Birgün muhabiri Onur Erem hakkında, Ankara katliamının ardından söyleşi yaptığı ünlü düşünür Tarık Ali’nin Cumhurbaşkanı Tayyip Erdoğan için kullandığı ‘teneke diktatör’ ifadesi nedeniyle ‘cumhurbaşkanına hakaret’ten soruşturma açıldı.

BirGün’ün soruşturmanın ardından ulaştığı Ali, “Teneke diktatör dediğim için beni affedin. Doğrusu Erdoğan korkuyla seçim kazanan seçilmiş bir diktatör” dedi.

‘FİNLANDİYALI GAZTECEYİ VERDİĞİ YANIT CEHALETİNİ GÖSTERİYOR’

Daha önce böyle bir soruşturmayla karşılaşmadığını vurgulayan Ali, Erdoğan’ın geçtiğimiz günlerde Finlandiyalı bir gazeteciye verdiği “Ben diktatör olsam bana ‘diktatör müsünüz’ sorusunu sormazdın” yanıtının hatırlatılması üzerine, “Belki de kendisine ‘teneke diktatör’ diyerek başarısız bir diktatör olduğunu söylediğim için üzüldü. Finlandiyalı gazeteciye verdiği yanıt cehaletini gösteriyor. Geçtiğimiz yıllarda pek çok diktatör daha zor soruları yanıtlamayı başarmıştı” ifadelerini kullandı.

‘DAVUTOĞLU VE ERDOĞAN UCUZ MİZAH YAPARAK İNSANLARI GÜLDÜRMEK İSTİYOR’

Erdoğan ve Başbakan Ahmet Davutoğlu’nun kendileri hakkında yazılanların başka ülkelerdeki siyasetçiler hakkında yazılamayacağına dair açıklamaları da sorulan ünlü düşünür, “Davutoğlu ve Erdoğan ucuz mizah yaparak insanları güldürmek istiyor. Örneğin ben İngiltere’de David Cameron’a diktatör desem, arkadaşlarımın delirmeye başladığımı düşünmesi dışında başıma hiçbir şey gelmezdi” diye konuştu.

‘TENEKE DİKTATÖR DEDİĞİM İÇİN BENİ AFFEDİN’

Soruşturmayı başlatan savcılığa da bir mesaj yollayan Ali, “Teneke diktatör dediğim için beni affedin. Doğrusu Erdoğan, ülkesinde ve dışarıda yürüttüğü savaş çılgınlığı ile Türkiye’yi istikrarsızlığa sürükleyen, korku yaratan ve bu sayede seçim kazanan seçilmiş bir diktatör” dedi.
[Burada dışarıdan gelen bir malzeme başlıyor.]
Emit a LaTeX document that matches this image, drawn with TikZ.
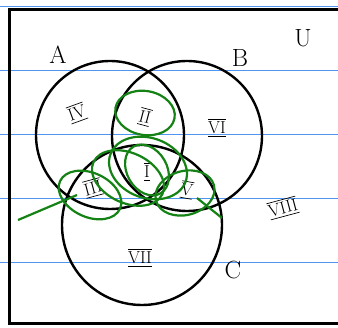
\documentclass[tikz,border=0pt]{standalone}
\usepackage{amsmath}
\usetikzlibrary{positioning}
\definecolor{ruled}{RGB}{80,150,240}
\definecolor{pen}{RGB}{20,130,20}

\begin{document}
\begin{tikzpicture}[x=1pt,y=-1pt,
  setc/.style={circle,draw,line width=2.4pt,inner sep=0pt,minimum size=#1},
  tag/.style={font=\Huge},
  num/.style={font=\LARGE},
  ring/.style={draw=pen,line width=2.2pt}]
  \useasboundingbox (0,0) rectangle (338,328);
  % ruled paper
  \foreach \y in {7,71,135,199,263}
    \draw[ruled,line width=1pt] (0,\y) -- (338,\y);
  \draw[line width=3pt] (340,10) -- (9,10) -- (9,324) -- (340,324);
  % the three sets
  \node[setc=148pt] (A) at (110,135) {};
  \node[setc=150pt] (B) at (187,136) {};
  \node[setc=160pt] (C) at (142,225) {};
  \node[tag] (la) at (58,55) {A};
  \node[tag] (lb) at (240,58) {B};
  \node[tag] (lc) at (233,270) {C};
  \node[tag] (lu) at (303,38) {U};
  % regions
  \node[num,rotate=20] (r4) at (77,113) {$\overline{\underline{\text{IV}}}$};
  \node[num,rotate=-15] (r2) at (145,117) {$\overline{\underline{\mathrm{II}}}$};
  \node[num] (r6) at (217,128) {$\overline{\underline{\mathrm{VI}}}$};
  \node[num] (r1) at (147,172) {$\overline{\underline{\mathrm{I}}}$};
  \node[num,rotate=15] (r3) at (93,188) {$\overline{\underline{\mathrm{III}}}$};
  \node[num,rotate=-10] (r5) at (187,190) {$\overline{\underline{\mathrm{V}}}$};
  \node[num,rotate=15] (r8) at (283,208) {$\overline{\underline{\mathrm{VIII}}}$};
  \node[num] (r7) at (140,258) {$\overline{\underline{\mathrm{VII}}}$};
  % green marks
  \draw[ring,rotate around={-10:(145,113)}] (145,113) ellipse (30pt and 22pt);
  \draw[ring,rotate around={-60:(147,170)}] (147,170) ellipse (27pt and 20pt);
  \draw[ring,rotate around={-20:(148,168)}] (148,168) ellipse (40pt and 30pt);
  \draw[ring,rotate around={-25:(128,178)}] (128,178) ellipse (38pt and 25pt);
  \draw[ring,rotate around={-25:(90,195)}] (90,195) ellipse (33pt and 22pt);
  \draw[ring,rotate around={15:(185,193)}] (185,193) ellipse (30pt and 22pt);
  \draw[ring] (18,220) -- (77,195);
  \draw[ring] (197,198) -- (222,218);
\end{tikzpicture}
\end{document}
İngilizcede ‘tin-pot dictator’ olarak geçen bu ifade, herhangi bir güvenilirliği ve inanılırlığı kalmayan fakat kendisiyle ilgili ihtişamlı sanrıları olan diktatörleri tanımlamakta kullanılıyor.

Tarık Ali ne demişti?

Onur Erem’in 15 Ekim’de yayımlanan söyleşisinde Tarık Ali, Erdoğan’la ilgili şunları söylemişti:

“Hem Erdoğan’ın hem IŞİD’in birbirlerini kullandığını söyleyebiliriz. Erdoğan’ın desteğine karşılık olarak IŞİD, AKP’nin muhaliflerini öldürerek Erdoğan’a ‘yardım ediyor’ görüntüsü veriyor. AKP’nin ‘derin devleti’nin IŞİD ile ne kadar ilişki içinde olduğunu bilmek zor. Bu konuda bir kanıt yok ama bir gün bunun belgeleri çıkarsa hiç şaşırmam.

Erdoğan, AKP’nin Meclis’te çoğunluğu ele geçirememesi ve HDP’nin sansasyonel bir şekilde Meclis’e girmesi nedeniyle derin bir sarsıntı yaşadı. Mantıklı bir burjuva siyasetçisi PKK’nin ateşkes ilan ederek sorunun Meclis’te çözülmesi imkânını sunmasından, HDP’nin Meclis’te yasal siyaset yaparak çözüm için çalışacak olmasından (IRA ve ETA örneklerinde olduğu gibi) mutluluk duymalıydı.